The Bank of England is expected to follow through with another rate rise at its forthcoming meeting, even though a sliver of space has opened up to allow them to pause the rate hiking cycle if they wanted to, with inflation falling back considerably in June.
Of course, CPI is still way above target, so the Bank is likely to keep its foot on the brake pedal, even though that leads to mounting pressure on the UK’s beleaguered mortgage holders.
Laith Khalaf, head of investment analysis at AJ Bell, comments on next Thursday’s interest rate decision by the Bank of England: “Even if it raises the base rate, the Bank may be able to pour some balm on the mortgage market by providing some soothing rhetoric that offers a chink of light at the end of the tunnel. Fixed mortgage rates are based on market forecasts of future interest rates, and so they can fall even while the main bank rate is still going up. The market is now expecting interest rates to top out at 5.75% or 6% by the end of the year, so has already pared back its bets from the height of inflationary panic when rates north of 6% were envisaged. The Bank is still walking a tightrope though, as it tries to tame inflation without breaking the housing market.

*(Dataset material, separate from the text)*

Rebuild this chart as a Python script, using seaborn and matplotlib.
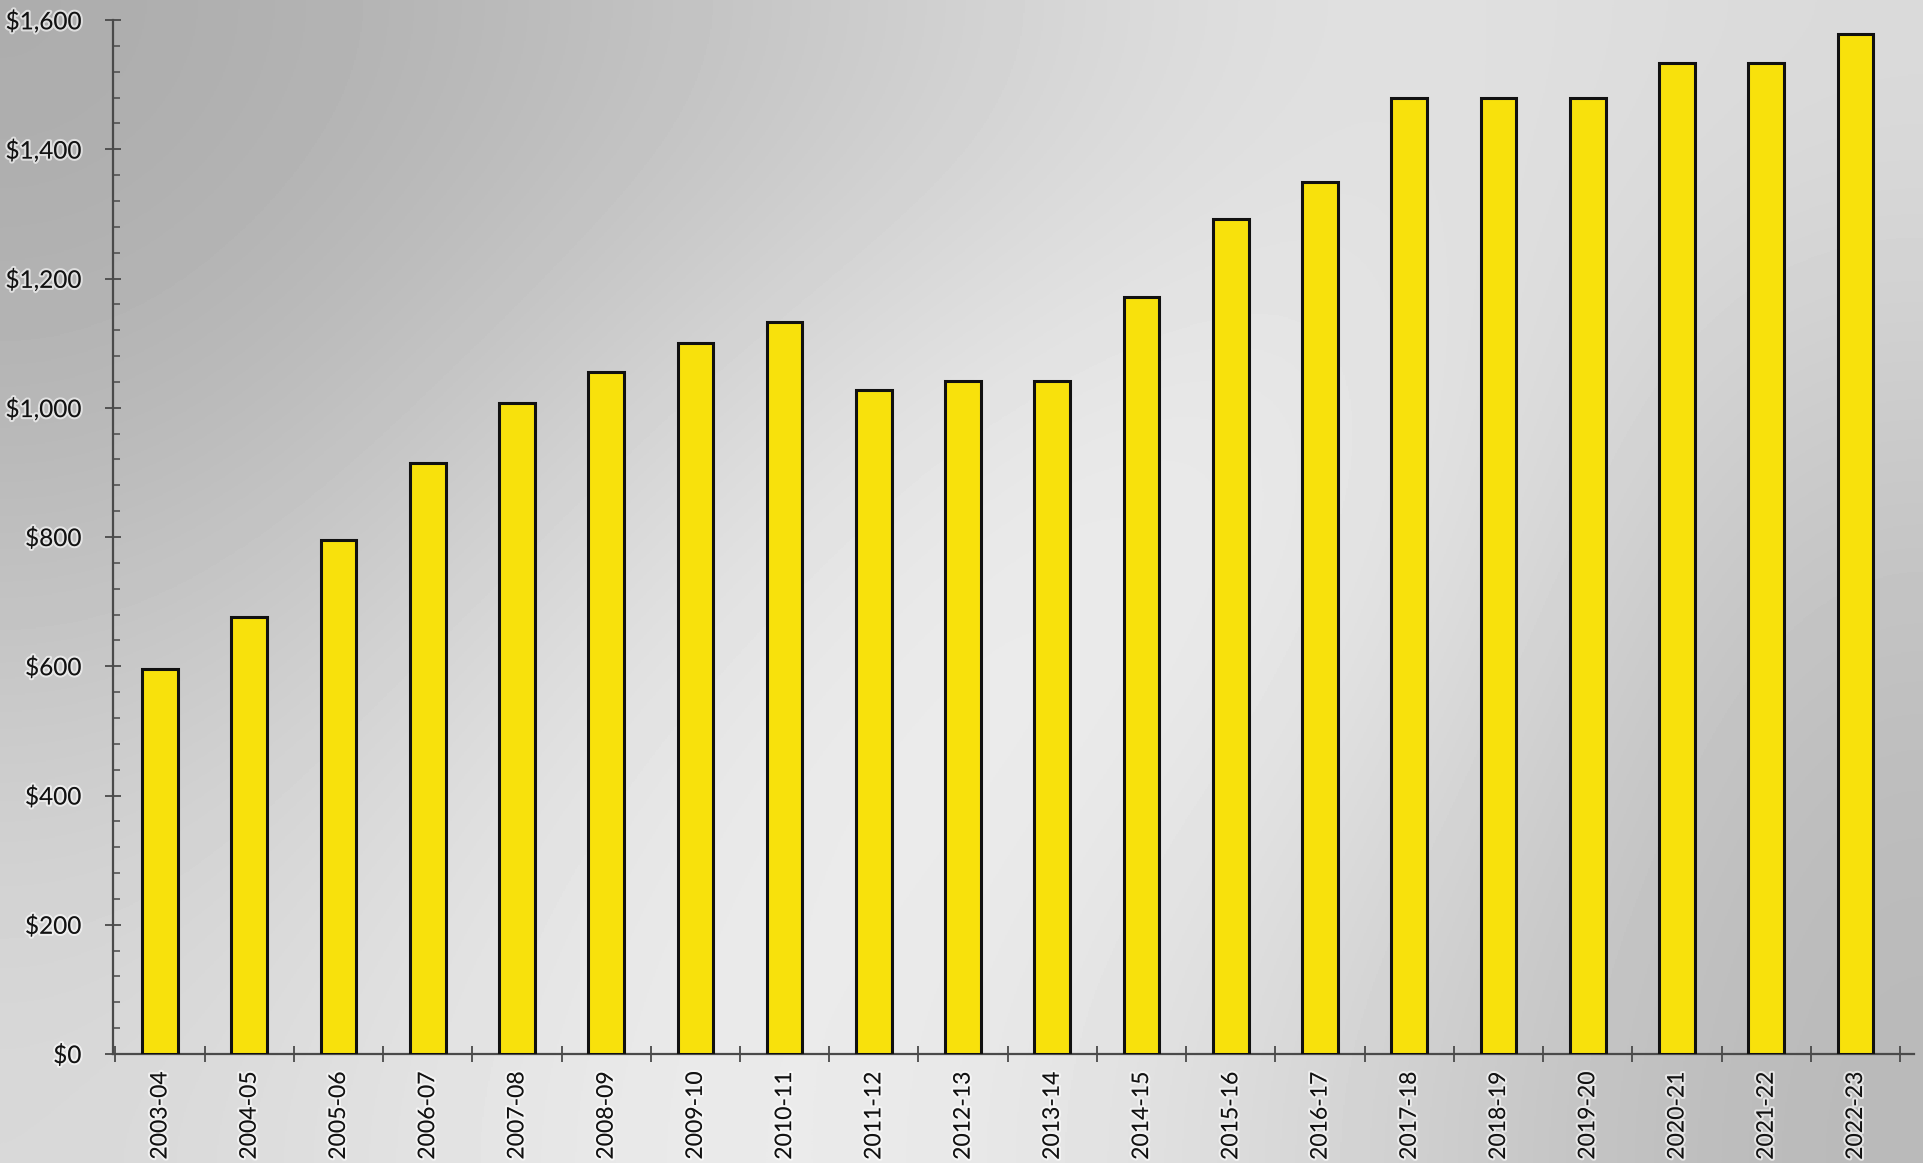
import numpy as np
import pandas as pd
import matplotlib
matplotlib.use("Agg")
import matplotlib.pyplot as plt
import matplotlib.patheffects as pe
from matplotlib.ticker import MultipleLocator, FuncFormatter
import seaborn as sns

years = ["2003-04", "2004-05", "2005-06", "2006-07", "2007-08", "2008-09", "2009-10",
         "2010-11", "2011-12", "2012-13", "2013-14", "2014-15", "2015-16", "2016-17",
         "2017-18", "2018-19", "2019-20", "2020-21", "2021-22", "2022-23"]
amounts = [595, 676, 796, 915, 1008, 1056, 1100, 1132, 1028, 1041, 1041, 1172,
           1292, 1350, 1480, 1480, 1480, 1533, 1533, 1579]
y_ticks = [0, 200, 400, 600, 800, 1000, 1200, 1400, 1600]

df = pd.DataFrame({"year": years, "amount": amounts})

plt.rcParams['font.family'] = ['Lato', 'DejaVu Sans']

W, H = 1924, 1163
fig = plt.figure(figsize=(W / 100, H / 100), dpi=100)

# background gradient (scanned grey look)
bg = fig.add_axes([0, 0, 1, 1], zorder=-10)
grid = np.array([
    [172, 188, 208, 228, 218],
    [182, 208, 234, 238, 200],
    [202, 228, 240, 228, 188],
    [216, 234, 236, 212, 184],
]) / 255.0
bg.imshow(grid, cmap="gray", vmin=0, vmax=1, interpolation="bicubic",
          extent=[0, 1, 0, 1], aspect="auto")
bg.set_axis_off()

ax = fig.add_axes([0.0587, 0.0937, 0.9363, 0.8891])
ax.set_facecolor("none")

sns.barplot(data=df, x="year", y="amount", color="#F8E10C", saturation=1,
            edgecolor="#111111", linewidth=2.2, width=0.4, ax=ax, zorder=3)

ax.set_xlim(-0.527, 19.66)
ax.set_ylim(0, 1600)
ax.set_xlabel("")
ax.set_ylabel("")

for s in ["top", "right"]:
    ax.spines[s].set_visible(False)
for s in ["left", "bottom"]:
    ax.spines[s].set_color("#4a4a4a")
    ax.spines[s].set_linewidth(1.6)

ax.set_yticks(y_ticks)
ax.yaxis.set_major_formatter(FuncFormatter(lambda v, p: f"${int(v):,}"))
ax.yaxis.set_minor_locator(MultipleLocator(40))
ax.tick_params(axis="y", which="major", direction="inout", length=11.5, width=1.3,
               color="#4a4a4a", pad=17, labelsize=17.5, labelcolor="#111111")
ax.tick_params(axis="y", which="minor", direction="in", length=5, width=1.1,
               color="#4a4a4a")

ax.set_xticks(range(len(years)))
ax.set_xticklabels(years, rotation=90, va="top", ha="center")
ax.set_xticks([i - 0.5 for i in range(len(years) + 1)], minor=True)
ax.tick_params(axis="x", which="major", length=0, pad=13, labelsize=16.5,
               labelcolor="#111111")
ax.tick_params(axis="x", which="minor", direction="inout", length=11.5, width=1.3,
               color="#4a4a4a")

halo = [pe.withStroke(linewidth=3, foreground=(1, 1, 1, 0.6))]
for t in ax.get_xticklabels() + ax.get_yticklabels():
    t.set_path_effects(halo)

fig.savefig("out.png", dpi=100)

“The interest rate decision will be accompanied by a full quarterly economic report from the Bank of England, which will offer greater insight into the Bank’s thinking. It will also provide a forecast for inflation in the medium term based on current market expectations for the base rate. This will act as a guideline for the market about whether current interest rate pricing is on the money, depending on whether inflation remains above or falls significantly below 2% on a three year horizon. Any significant deviation from 2%, above or below, could lead to a repricing in interest rate expectations, and consequently the mortgage market, for better or worse. Homeowners might want to have their tin hats at the ready.”